Anna: *Big Sigh*  Well... I guess Satan isn't dead yet.

Me: Huh?

Anna: Satan. He's not dead yet. Because I'm sick. If he was dead, I wouldn't be sick anymore. You know... that whole fire thing...?

Me: Lake of fire?

Anna: Yeah, that. I guess we'll know he is there when we aren't sick any more.

Me: Um. Yes. Something like that. Jesus is with us right now, though, and that's what matters.

Anna: Yeah. I know. Mom? I am glad that Jesus is in my heart. But I wish Satan would get out of my feet. Where is he anyway? Like in a bone or something?

Me: Uh... no. Not exactly (take a moment to explain the concept of metaphors, victory, and how there isn't actually a miniature Jesus in her blood-pumping heart, etc, etc)

Anna: Oooooh.

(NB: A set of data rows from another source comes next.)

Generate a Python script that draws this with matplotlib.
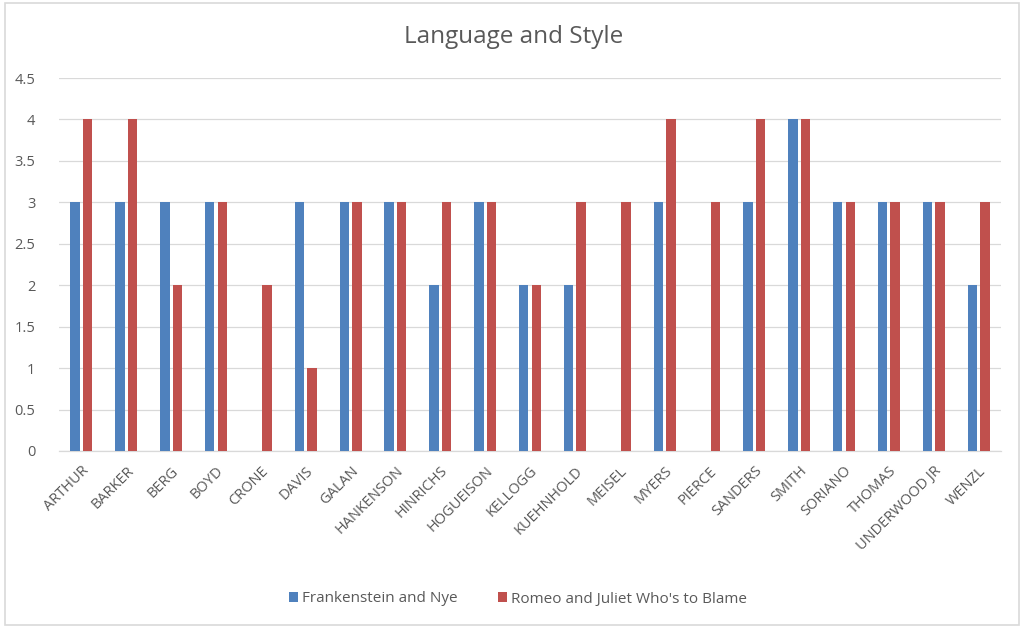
import matplotlib
matplotlib.use('Agg')
from matplotlib import pyplot as plt
from matplotlib.patches import Rectangle
import numpy as np

students = ['ARTHUR', 'BARKER', 'BERG', 'BOYD', 'CRONE', 'DAVIS', 'GALAN',
            'HANKENSON', 'HINRICHS', 'HOGUEISON', 'KELLOGG', 'KUEHNHOLD',
            'MEISEL', 'MYERS', 'PIERCE', 'SANDERS', 'SMITH', 'SORIANO',
            'THOMAS', 'UNDERWOOD JR', 'WENZL']
frankenstein = [3, 3, 3, 3, None, 3, 3, 3, 2, 3, 2, 2, None, 3, None, 3, 4, 3, 3, 3, 2]
romeo = [4, 4, 2, 3, 2, 1, 3, 3, 3, 3, 2, 3, 3, 4, 3, 4, 4, 3, 3, 3, 3]
yticks = [0, 0.5, 1, 1.5, 2, 2.5, 3, 3.5, 4, 4.5]

plt.rcParams['font.family'] = ['Open Sans', 'DejaVu Sans']
c_blue, c_red = '#4F81BD', '#C0504D'
txt = '#595959'

fig = plt.figure(figsize=(10.21, 6.28), dpi=100)
ax = fig.add_axes([59 / 1021, 1 - 451 / 628, 942 / 1021, 373 / 628])

x = np.arange(len(students))
f_vals = np.array([np.nan if v is None else v for v in frankenstein], dtype=float)
w = 0.21
ax.bar(x - 0.14, f_vals, width=w, color=c_blue, label='Frankenstein and Nye', zorder=3)
ax.bar(x + 0.14, romeo, width=w, color=c_red, label="Romeo and Juliet Who's to Blame", zorder=3)

ax.set_xlim(-0.5, len(students) - 0.5)
ax.set_ylim(0, 4.5)
ax.set_yticks(yticks)
ax.set_yticklabels([f'{t:g}' for t in yticks], color=txt, fontsize=10.5)
ax.yaxis.grid(True, color='#D9D9D9', lw=0.9, zorder=0)
ax.set_xticks(x)
ax.set_xticklabels(students, rotation=45, ha='right', rotation_mode='anchor',
                   color=txt, fontsize=10.5)
ax.tick_params(length=0)
ax.tick_params(axis='x', pad=9)
ax.tick_params(axis='y', pad=17)
for s in ['top', 'right', 'left']:
    ax.spines[s].set_visible(False)
ax.spines['bottom'].set_color('#D9D9D9')
ax.spines['bottom'].set_linewidth(0.9)

fig.text(514 / 1021, 1 - 37 / 628, 'Language and Style', ha='center', va='center',
         fontsize=17.5, color=txt)

fig.legend(loc='center', bbox_to_anchor=(518 / 1021, 1 - 599 / 628), ncol=2,
           frameon=False, fontsize=11, labelcolor=txt, handlelength=0.6,
           handleheight=0.6, handletextpad=0.3, columnspacing=2.6)

# outer chart frame
fig.patches.append(Rectangle((5 / 1021, 3 / 628), 1014 / 1021, 622 / 628,
                             transform=fig.transFigure, fill=False,
                             edgecolor='#D9D9D9', lw=1.2))

fig.savefig('out.png', dpi=100)
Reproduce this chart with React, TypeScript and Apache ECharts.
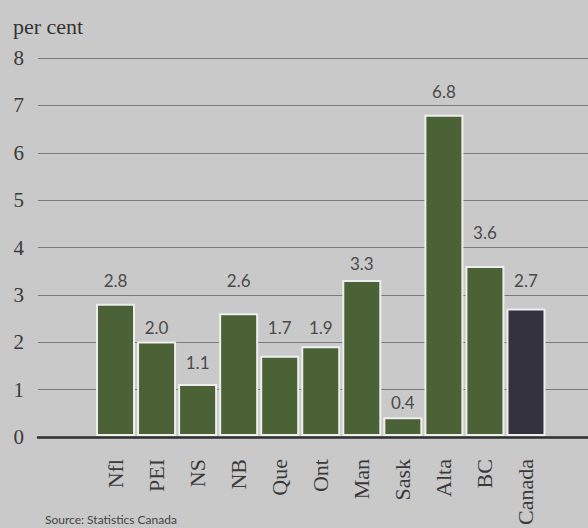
import React, { useEffect, useRef } from "react";
import * as echarts from "echarts";

const categories = ["Nfl", "PEI", "NS", "NB", "Que", "Ont", "Man", "Sask", "Alta", "BC", "Canada"];
const values = [2.8, 2.0, 1.1, 2.6, 1.7, 1.9, 3.3, 0.4, 6.8, 3.6, 2.7];
const yMin = 0;
const yMax = 8;
const yInterval = 1;
const unitLabel = "per cent";
const sourceNote = "Source: Statistics Canada";

const GREEN = "#4a6236";
const CANADA = "#34323e";
const BG = "#c9c9c9";
const SERIF = "'Liberation Serif', 'DejaVu Serif', serif";
const SANS = "Lato, 'Open Sans', sans-serif";

const GRID_TOP = 58;
const GRID_BOTTOM = 91;
const PLOT_H = 528 - GRID_TOP - GRID_BOTTOM;
const PX_PER_UNIT = PLOT_H / (yMax - yMin);
const VALUE_FONT = 17;

function labelDistance(v: number): number {
  const gapUnits = Math.ceil(v - 1e-9) - v;
  const gap = gapUnits * PX_PER_UNIT;
  const centerLift = gap >= 28 ? gap / 2 : gap + 14;
  return Math.max(0, centerLift - VALUE_FONT / 2);
}

export default function App() {
  const ref = useRef<HTMLDivElement>(null);

  useEffect(() => {
    document.body.style.margin = "0";
    document.body.style.background = BG;
    const chart = echarts.init(ref.current!, null, { renderer: "svg" });
    chart.setOption({
      animation: false,
      backgroundColor: BG,
      title: {
        text: unitLabel,
        left: 8,
        top: 10,
        textStyle: { fontFamily: SERIF, fontSize: 22, fontWeight: "normal", color: "#333333" },
      },
      graphic: [
        {
          type: "text",
          left: 45,
          top: 513,
          style: { text: sourceNote, font: `12px ${SANS}`, fill: "#444444" },
        },
      ],
      grid: [
        { left: 38, right: 0, top: GRID_TOP, bottom: GRID_BOTTOM },
        { left: 95, width: 451.5, top: GRID_TOP, bottom: GRID_BOTTOM },
      ],
      xAxis: [
        {
          gridIndex: 0,
          type: "value",
          min: 0,
          max: 1,
          z: 5,
          axisLine: { show: true, lineStyle: { color: "#2e2e2e", width: 2.5 } },
          axisTick: { show: false },
          axisLabel: { show: false },
          splitLine: { show: false },
        },
        {
          gridIndex: 1,
          type: "category",
          data: categories,
          axisLine: { show: false },
          axisTick: { show: false },
          axisLabel: {
            rotate: 90,
            margin: 23,
            interval: 0,
            fontFamily: SERIF,
            fontSize: 22,
            color: "#3a3a3a",
          },
        },
      ],
      yAxis: [
        {
          gridIndex: 0,
          type: "value",
          min: yMin,
          max: yMax,
          interval: yInterval,
          axisLine: { show: false },
          axisTick: { show: false },
          axisLabel: {
            margin: 14,
            fontFamily: SERIF,
            fontSize: 21,
            color: "#3a3a3a",
            padding: [7, 0, 0, 0],
          },
          splitLine: { show: true, lineStyle: { color: "#7a7a7a", width: 1 } },
        },
        {
          gridIndex: 1,
          type: "value",
          min: yMin,
          max: yMax,
          interval: yInterval,
          show: false,
          splitLine: { show: false },
        },
      ],
      series: [
        {
          type: "bar",
          xAxisIndex: 1,
          yAxisIndex: 1,
          barWidth: 39,
          data: values.map((v, i) => ({
            value: v,
            itemStyle: { color: categories[i] === "Canada" ? CANADA : GREEN },
            label: { distance: labelDistance(v) },
          })),
          itemStyle: { borderColor: "#eeeeee", borderWidth: 2 },
          label: {
            show: true,
            position: "top",
            fontFamily: SANS,
            fontSize: VALUE_FONT,
            color: "#4a4a4a",
            formatter: (p: any) => Number(p.value).toFixed(1),
          },
        },
      ],
    });
    return () => chart.dispose();
  }, []);

  return <div ref={ref} style={{ width: 588, height: 528 }} />;
}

I always wondered how there were so many Jesus' in all of our hearts but really only one. Jesus is pretty cool.
And Mom? I am thankful. I am glad that Jesus died on the cross. And I know he is here with me. And I know someday I won't be sick ever again. That makes it all better.

Oh my goodness. How on earth to respond to all of these thoughts in my 5 year olds' brain?!
I love this girl.
I love that she accepts without abandon - not without question - but with true child-like faith.
I love that she has grasped what so many adults struggle to understand - the simple truth that "in this world we may have trouble, but take heart! He has overcome the world."

I love this girl. And her theology - it may not be spot on, but the heart and faith are there. And I'm sure God likes to laugh now and then, anyway.